The masterwork of Bosnia’s first president is the young country itself, and his chief legacy is his dignity, Turkey’s president said Monday.
Recep Tayyip Erdogan’s remarks came at an event in the capital Ankara commemorating Alija Izetbegovic, the founding leader of modern Bosnia, who passed away 14 years ago last week.
Describing Izetbegovic as “a paragon of self-confidence” and “man of heart,” Erdogan said that he “carried Bosnia in one half of his heart and the entire Islamic world -- from Morocco to Indonesia, and Turkey to Algeria -- in the other.”

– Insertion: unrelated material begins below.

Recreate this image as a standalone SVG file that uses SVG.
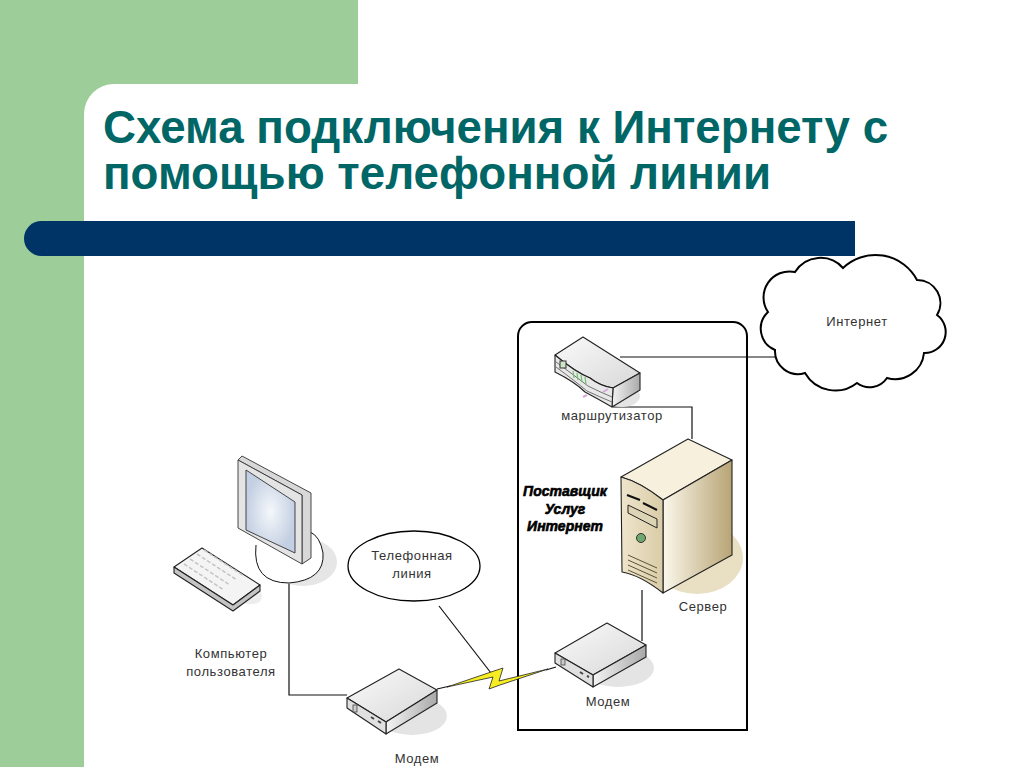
<svg xmlns="http://www.w3.org/2000/svg" width="1024" height="767" viewBox="0 0 1024 767">
<style>
.title{font:bold 45.7px "Liberation Sans",Arial,sans-serif;fill:#006666}
.lbl{font:13px "Liberation Sans",Arial,sans-serif;fill:#333;text-anchor:middle;letter-spacing:.6px}
.prov{font:italic bold 14px "Liberation Sans",Arial,sans-serif;fill:#000;stroke:#000;stroke-width:.6;text-anchor:middle}
.out{stroke:#222;stroke-width:1.1;stroke-linejoin:round}
.con{fill:none;stroke:#111;stroke-width:1.2}
</style>
<defs>
<linearGradient id="top" x1="0" y1="0" x2="1" y2="1"><stop offset="0" stop-color="#fafafa"/><stop offset="1" stop-color="#d8d8d8"/></linearGradient>
<linearGradient id="side" x1="0" y1="0" x2="1" y2="0"><stop offset="0" stop-color="#f4f4f4"/><stop offset="1" stop-color="#a9a9a9"/></linearGradient>
<linearGradient id="tan" x1="0" y1="0" x2="1" y2="0"><stop offset="0" stop-color="#efe5cb"/><stop offset="1" stop-color="#d9cca8"/></linearGradient>
<linearGradient id="tanr" x1="0" y1="0" x2="1" y2="0"><stop offset="0" stop-color="#fbf7ea"/><stop offset="1" stop-color="#b8a475"/></linearGradient>
<radialGradient id="scr"><stop offset="0" stop-color="#f5f8fb"/><stop offset="1" stop-color="#c3cfe2"/></radialGradient>
</defs>
<rect width="1024" height="767" fill="#fff"/>
<g id="background">
<path d="M0 0H358V84H114A30 30 0 0 0 84 114V767H0Z" fill="#9dcd99"/>
<path d="M41.500 221H855V256H41.500A17.500 17.500 0 0 1 41.500 221Z" fill="#003366"/>
</g>
<g id="title">
<text class="title" x="103" y="143">Схема подключения к Интернету с</text>
<text class="title" x="103" y="189">помощью телефонной линии</text>
</g>
<g id="connectors">
<path class="con" d="M289 583V695H347"/>
<path class="con" d="M613 407H692V439"/>
<path class="con" d="M620 357H776" stroke="#444" stroke-width="1"/>
<path class="con" d="M642 590V641" stroke="#555"/>
<path class="con" d="M439 606L491 673" stroke-width="1"/>
<path class="con" d="M437 689L450 686M546 670L556 667" stroke-width="1.500"/>
</g>
<g id="provider-box">
<path d="M518 730V336A14 14 0 0 1 532 322H733A14 14 0 0 1 747 336V730Z" fill="none" stroke="#000" stroke-width="2"/>
<text class="prov" x="565" y="496">Поставщик</text>
<text class="prov" x="565" y="514">Услуг</text>
<text class="prov" x="565" y="531">Интернет</text>
</g>
<g id="internet">
<path d="M768 312A26 26 0 0 1 795 272A30 30 0 0 1 843 268A47 47 0 0 1 917 280A23 23 0 0 1 937 315A21 21 0 0 1 924 353A29 29 0 0 1 887 378A21 21 0 0 1 857 383A35 35 0 0 1 805 373A23 23 0 0 1 775 350A23 23 0 0 1 768 312Z" fill="#fff" stroke="#000" stroke-width="2"/>
<text class="lbl" x="857" y="326">Интернет</text>
</g>
<g id="router">
<ellipse cx="622" cy="396" rx="18" ry="11" fill="#e4e4e4"/>
<path class="out" d="M583 337L640 373L613 388Q600 386 590 378Q575 372 555 355Z" fill="url(#top)"/>
<path class="out" d="M640 373V390L612 407L613 388Z" fill="url(#side)"/>
<path class="out" d="M555 355V372Q575 382 585 392Q600 400 612 407L613 388Q600 386 590 378Q575 372 555 355Z" fill="#e8e8e8"/>
<path d="M556 362Q575 376 588 386Q600 392 612 397M556 367Q575 381 587 391Q600 397 612 402" fill="none" stroke="#555" stroke-width=".8"/>
<rect x="560" y="361" width="6" height="7" fill="#cde4c8" stroke="#333" stroke-width="1"/>
<path d="M573 371l1 7M577 373l1 7M581 375l1 7M585 377l1 7" stroke="#6fc06f" stroke-width="1.200"/>
<path d="M603 392l5-3M583 397l4-2" stroke="#d8a8d8" stroke-width="2"/>
<text class="lbl" x="612" y="420">маршрутизатор</text>
</g>
<g id="server">
<ellipse cx="697" cy="558" rx="46" ry="36" fill="#e9e0c4"/>
<path class="out" d="M688 439L732 460L663 500Q640 482 621 477Z" fill="#f6f0dc"/>
<path class="out" d="M732 460V555L663 593V500Z" fill="url(#tanr)"/>
<path class="out" d="M621 477Q640 482 663 500V593Q640 575 622 572Z" fill="url(#tan)"/>
<path d="M627 495l13 5M643 503l14 7" stroke="#111" stroke-width="2"/>
<path d="M628 505L657 519V528L628 513Z" fill="#ddd3b5" stroke="#222"/>
<circle cx="641" cy="538" r="4.500" fill="#6fa86f" stroke="#333"/>
<path d="M628 555l29 13M628 560l29 13M628 565l29 13M628 570l29 13" stroke="#5c5238" stroke-width="1" fill="none"/>
<text class="lbl" x="703" y="611">Сервер</text>
</g>
<g id="modem-isp">
<ellipse cx="618" cy="668" rx="36" ry="19" fill="#e4e4e4"/>
<path class="out" d="M607 623L646 645L593 675L555 653Z" fill="url(#top)"/>
<path class="out" d="M646 645V657L593 687V675Z" fill="url(#side)"/>
<path class="out" d="M555 653V663L593 687V675Z" fill="#e0e0e0"/>
<rect x="561" y="659" width="4" height="6" fill="#ccc" stroke="#444" stroke-width=".8"/>
<path d="M580 672l3 2M587 676l2 1" stroke="#444" stroke-width="2"/>
<text class="lbl" x="608" y="706">Модем</text>
</g>
<g id="modem-user">
<ellipse cx="412" cy="716" rx="35" ry="19" fill="#e4e4e4"/>
<path class="out" d="M399 669L437 690L386 722L347 698Z" fill="url(#top)"/>
<path class="out" d="M437 690V703L386 734V722Z" fill="url(#side)"/>
<path class="out" d="M347 698V708L386 734V722Z" fill="#e0e0e0"/>
<rect x="353" y="705" width="4" height="7" fill="#ccc" stroke="#444" stroke-width=".8"/>
<path d="M371 717l3 2M378 721l3 2" stroke="#444" stroke-width="2"/>
<text class="lbl" x="417" y="763">Модем</text>
</g>
<g id="phone-line">
<ellipse cx="414" cy="566" rx="66" ry="35" fill="#fff" stroke="#000" stroke-width="1.300"/>
<text class="lbl" x="412" y="560">Телефонная</text>
<text class="lbl" x="412" y="578">линия</text>
</g>
<g id="lightning">
<path d="M447 687L491 672L503 668L499 681L548 669L500 685L489 689L493 677Z" fill="#f6ee22" stroke="#222" stroke-width=".8"/>
</g>
<g id="computer">
<ellipse cx="303" cy="562" rx="34" ry="24" fill="#e6e6e6"/>
<path d="M256 545Q252 583 289 583Q325 580 323 553Q320 536 310 532" fill="#fff" stroke="#111" stroke-width="1"/>
<path d="M238 460L242 456L311 493V558L302 564L302 495Z" fill="#d8d8d8" stroke="#333" stroke-width=".9" stroke-linejoin="round"/>
<path d="M238 460L302 495V564L238 528Z" fill="#e4e4e4" stroke="#333" stroke-width=".9" stroke-linejoin="round"/>
<path d="M246 470L295 502V553L246 530Z" fill="url(#scr)" stroke="#333" stroke-width=".9"/>
<ellipse cx="235" cy="585" rx="30" ry="14" fill="#ededed" transform="rotate(30 235 585)"/>
<path class="out" d="M202 548L260 585L233 605L174 567Z" fill="#f4f4f4"/>
<path class="out" d="M174 567V573L233 611L260 591V585L233 605Z" fill="#c4c4c4"/>
<path d="M190 559l40 26M197 554l40 26M204 550l40 26M184 564l40 26" stroke="#c4c4c4" stroke-width="1.500" stroke-dasharray="4 2" fill="none"/>
<text class="lbl" x="231" y="658">Компьютер</text>
<text class="lbl" x="231" y="676">пользователя</text>
</g>
</svg>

"He was a young thinker who was jailed just for being a Muslim, and wove together his views in prison,” Erdogan said.
Erdogan also hailed a new biographical TV show about the Bosnian statesman on Turkish state-run broadcaster TRT, saying, “It will help Alija become better known by a larger number of people”.
"Alija made the struggle to be a Muslim, stay a Muslim, and live as a Muslim from his early life, when [the Bosnia people] witnessed the violence of the Communist regime, to the last moment, when he gave his dying breath at the age of 78. He neither gave up his beliefs nor his culture and Bosnian identity.”
Erdogan cited Alija saying: “I never go to Europe with my head bent because we haven’t killed children, women, or the elderly.”
Erdogan added: “The West did kill and is still killing, from the age of seven to 70."